Later that afternoon, Santa showed up. We had already finished our main gift exchange, but the man in red always makes an appearance anyway to bring a few extra trinkets for the kids. Even the ones who don’t think Santa is real get something, so everybody plays along. My children’s beliefs are for sale to the highest bidder. This year, Santa was played by one of my parents’ friends who none of the grandkids know. He was the first Santa who didn’t have someone blurt out his real identity. Obviously, he deserved a reward. I gave him a small sampling of the whiskeyest whiskey. Giving him the bad stuff would have been a one-way ticket to the naughty list. We wanted him to stick around and have more, but he needed to remain sober for a long night of driving the sleigh. It was a great Christmas all around. My only regret is that we didn’t try to mount the bird feeder. Six whiskeys in is always the best time to get out the power tools.
Anyway, that’s all I’ve got for now. Catch you next time.
James
Oh my gosh that picture of the living room with Santa, the excited kids and dog, and the drunk uncles is a classic! You got the Christmas everyone wants! I’m glad you shared it and wish you many more.

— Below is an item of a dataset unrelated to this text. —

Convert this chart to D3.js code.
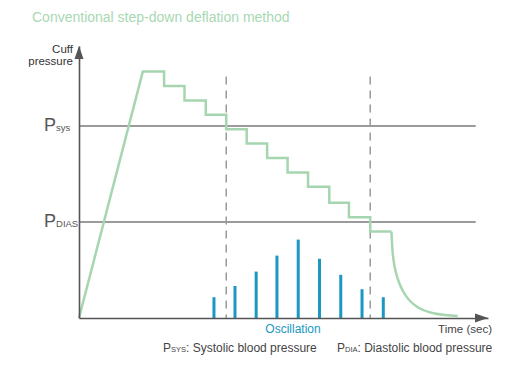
<!DOCTYPE html>
<head>
    <meta charset="utf-8">
    <title>Step-down deflation</title>
    <script type="text/javascript" src="https://d3js.org/d3.v7.min.js"></script>
    <style>
        body { margin: 0; background: #fff; }
        text { font-family: "Liberation Sans", Arial, sans-serif; }
    </style>
</head>
<body>
<div id="container"></div>

<script>
    //-----------------------------DATA-----------------------------//
    // time in sec, pressure in mmHg
    const pSys = 120;
    const pDias = 60;
    const peakStart = [7.8, 154];
    const dropTimes = [10.4, 12.9, 15.5, 18.0, 20.5, 23.0, 25.5, 28.0, 30.6, 33.0, 35.6];
    const stepLevels = [154, 145, 136, 127, 118, 109, 100, 91, 82, 72, 63, 54];
    const decayStart = 38.2;
    const decay = [[38.2, 54], [38.3, 40], [38.8, 25], [39.9, 13], [41.4, 6], [43.3, 2.5], [46.3, 1.2]];
    const oscTimes = [16.5, 19.07, 21.66, 24.2, 26.8, 29.4, 32.0, 34.6, 37.2];
    const oscAmps = [13, 20, 29, 39, 49, 37, 27, 18, 13];
    const markTimes = [18.0, 35.6];

    //-----------------------------SVG------------------------------//
    const width = 520, height = 370;
    const svg = d3.select("#container").append("svg")
        .attr("width", width)
        .attr("height", height);

    const x = d3.scaleLinear().domain([0, 50]).range([79, 488]);
    const y = d3.scaleLinear().domain([0, 170]).range([318, 46]);

    const green = "#a6d6b0";
    const blue = "#1b98c2";
    const axisColor = "#555";

    //-----------------------------TITLE----------------------------//
    svg.append("text")
        .attr("x", 32).attr("y", 22)
        .style("font-size", "14px")
        .style("fill", "#a9d8b4")
        .text("Conventional step-down deflation method");

    //-------------------------REFERENCE LINES----------------------//
    svg.selectAll(".ref")
        .data([pSys, pDias])
        .enter().append("line")
        .attr("class", "ref")
        .attr("x1", x(0)).attr("x2", x(48.5))
        .attr("y1", d => y(d)).attr("y2", d => y(d))
        .style("stroke", "#7a7a7a")
        .style("stroke-width", 1.3);

    // dashed markers
    svg.selectAll(".mark")
        .data(markTimes)
        .enter().append("line")
        .attr("class", "mark")
        .attr("x1", d => x(d)).attr("x2", d => x(d))
        .attr("y1", y(151)).attr("y2", y(0))
        .style("stroke", "#9a9a9a")
        .style("stroke-width", 1.5)
        .style("stroke-dasharray", "8,6");

    //----------------------------BARS------------------------------//
    svg.selectAll(".osc")
        .data(oscTimes)
        .enter().append("line")
        .attr("class", "osc")
        .attr("x1", d => x(d)).attr("x2", d => x(d))
        .attr("y1", y(0))
        .attr("y2", (d, i) => y(oscAmps[i]))
        .style("stroke", blue)
        .style("stroke-width", 3);

    //----------------------------CUFF LINE-------------------------//
    let pts = [[0, 0], peakStart];
    stepLevels.forEach(function(lv, i) {
        const tEnd = i < dropTimes.length ? dropTimes[i] : decayStart;
        pts.push([tEnd, lv]);
        if (i + 1 < stepLevels.length) pts.push([tEnd, stepLevels[i + 1]]);
    });

    const line = d3.line()
        .x(d => x(d[0]))
        .y(d => y(d[1]));

    svg.append("path")
        .attr("d", line(pts))
        .style("fill", "none")
        .style("stroke", green)
        .style("stroke-width", 2.5)
        .style("stroke-linejoin", "miter");

    svg.append("path")
        .attr("d", line.curve(d3.curveBasis)(decay))
        .style("fill", "none")
        .style("stroke", green)
        .style("stroke-width", 2.5);

    //-----------------------------AXES-----------------------------//
    svg.append("g")
        .attr("transform", "translate(0," + y(0) + ")")
        .call(d3.axisBottom(x).tickValues([]).tickSizeOuter(0))
        .select(".domain")
        .style("stroke", axisColor)
        .style("stroke-width", 1.6);

    svg.append("g")
        .attr("transform", "translate(" + x(0) + ",0)")
        .call(d3.axisLeft(y).tickValues([]).tickSizeOuter(0))
        .select(".domain")
        .style("stroke", axisColor)
        .style("stroke-width", 1.6);

    // arrow heads
    const xe = x(50), ye = y(170);
    svg.append("path")
        .attr("d", "M" + xe + "," + y(0) + "L" + (xe - 13) + "," + (y(0) - 4.5) + "L" + (xe - 13) + "," + (y(0) + 4.5) + "Z")
        .style("fill", axisColor);
    svg.append("path")
        .attr("d", "M" + x(0) + "," + ye + "L" + (x(0) - 4.5) + "," + (ye + 13) + "L" + (x(0) + 4.5) + "," + (ye + 13) + "Z")
        .style("fill", axisColor);

    //----------------------------LABELS----------------------------//
    svg.append("text").attr("x", 73).attr("y", 53)
        .style("font-size", "11.5px").style("fill", "#333")
        .style("text-anchor", "end").text("Cuff");
    svg.append("text").attr("x", 73).attr("y", 65)
        .style("font-size", "11.5px").style("fill", "#333")
        .style("text-anchor", "end").text("pressure");

    const pLabel = function(py, sub) {
        const t = svg.append("text")
            .attr("x", 44).attr("y", y(py) + 5)
            .style("fill", "#555");
        t.append("tspan").style("font-size", "18px").text("P");
        t.append("tspan").style("font-size", "9.5px").text(sub);
    };
    pLabel(pSys, "sys");
    pLabel(pDias, "DIAS");

    svg.append("text").attr("x", 293).attr("y", 333)
        .style("font-size", "12px")
        .style("fill", blue).style("text-anchor", "middle")
        .text("Oscillation");

    svg.append("text").attr("x", 492).attr("y", 333)
        .style("font-size", "11.5px").style("fill", "#444")
        .style("text-anchor", "end")
        .text("Time (sec)");

    const note = function(nx, sub, rest) {
        const t = svg.append("text")
            .attr("x", nx).attr("y", 352)
            .style("fill", "#444");
        t.append("tspan").style("font-size", "12px").text("P");
        t.append("tspan").style("font-size", "7.5px").text(sub);
        t.append("tspan").style("font-size", "12px").text(rest);
    };
    note(163, "SYS", ": Systolic blood pressure");
    note(337, "DIA", ": Diastolic blood pressure");
</script>
</body>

That seems quite wonderful and yet, for me, terrible. It’s too peopley for me, lol. You got what you wanted, booze, I got what I wanted, resin. Because I can pretty much make any craft you can think of (yes, I can weld wire. Yep, I can chip at marble. Nope, not saying how either looks); I always ask for supplies. This year the guys hit it out of the park. I may never come out of my craft room. Well, new puppies, so no, I will, but when they’re safely asleep in the beds I’m creating something! Wish we could post pictures so you could see what the hell I’m talking about but then this newsletter would be mine and not yours, lol. One of the problems about Christmas gifts is that we’re all adults who buy what we want when we want it if the money is there. So by the time Christmas rolls around were at a loss. I mostly buy clothes for the guys because thats the one thing they won’t buy for themselves. Dogs got squeaky toys. God help us all.